Para que o alimento orgânico chegue às mesas dos consumidores, os produtores resolvem muitas questões que vão além do cultivo. “Temos toda uma questão que não é apenas a produção. Auditoria, documentação, um monte de coisas analisadas para produzir orgânicos, toda uma estrutura por trás disso”, conclui.

Cogumelos orgânicos

Em Bento Gonçalves, um novo segmento de alimentos orgânicos está iniciando: o de cogumelos. Com um ingrediente utilizado em pratos simples ou elaborados, o champignon livre de agrotóxicos pode ser encontrado na empresa Pôr do Sol, em Monte Belo do Sul.

Os empreendedores Jairo e Catia Manica explicam que a iniciativa surgiu baseada no interesse do comportamento das novas gerações, preocupadas com o conceito de alimentação saudável e o consumo de alimentos livres de aditivos químicos. “Buscamos iniciar um projeto sustentável e 100% orgânico, valorizando a agricultura familiar. O empreendimento nasceu para introduzir a cultura da ingestão de cogumelos na casa das famílias, a fim de que todos possam usufruir dos benefícios deste cultivo, tanto para gastronomia quanto para saúde”, relata Catia.

Produzidos de forma natural para preservar o máximo dos nutrientes, “os cogumelos são cultivados em salas climatizadas com umidade e água controladas, em camas de palha de trigo e terra esterilizada”, explica Manica.

Orgânicos auxiliam a manter vida saudável

A nutricionista Franciele Valduga afirma que os agrotóxicos são substâncias nocivas para a saúde, tanto na manipulação, como na ingestão de alimentos convencionais. “Vários agrotóxicos têm relação com desenvolvimento ou aumento do risco de diversos tipos de cânceres”, aponta.

Além disso, o alimento orgânico, segundo a profissional, tem maior densidade nutritiva, aroma e sabor mais intensos. “Há estudos que afirmam diferença positiva na biodisponibilidade de alimentos orgânicos. Também há os que não encontraram diferenças significativas em relação a quantidade de micronutrientes. Tais evidências são dependentes de variáveis que também devem ser avaliadas, como solo, tipo de sistema utilizado, armazenamento e transporte”, pensa.

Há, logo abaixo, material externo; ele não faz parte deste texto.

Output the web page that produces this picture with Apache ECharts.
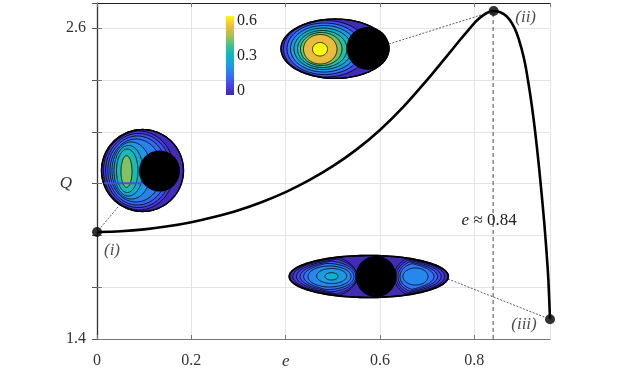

Um dos sistemas que podem ser mais afetados positivamente, de acordo com Franciele, é o hormonal. “Estudos científicos associam uma alimentação orgânica com benefícios na saúde em seu contexto geral, com destaque na questão da fertilidade, pois a maioria dos pesticidas agem como disruptores endócrinos, que são substâncias químicas que interferem nos hormônios”, conclui.

Falta nos mercados

Devido à grande procura e baixa mão de obra, os pequenos produtores não dão conta da demanda e então, mercados também não conseguem o produto orgânico para revenda. O proprietário do Mercadão da Fruta, Ari Menegon, explica que essa situação dificulta a comercialização. “Às vezes tenho alguns produtos, como alcachofra, tomate cereja, tomate italiano, batata doce, alguma coisa de brócolis, mas não é sempre. Não tem muita oferta da nossa produção, por isso o preço se torna bem mais caro”, relata.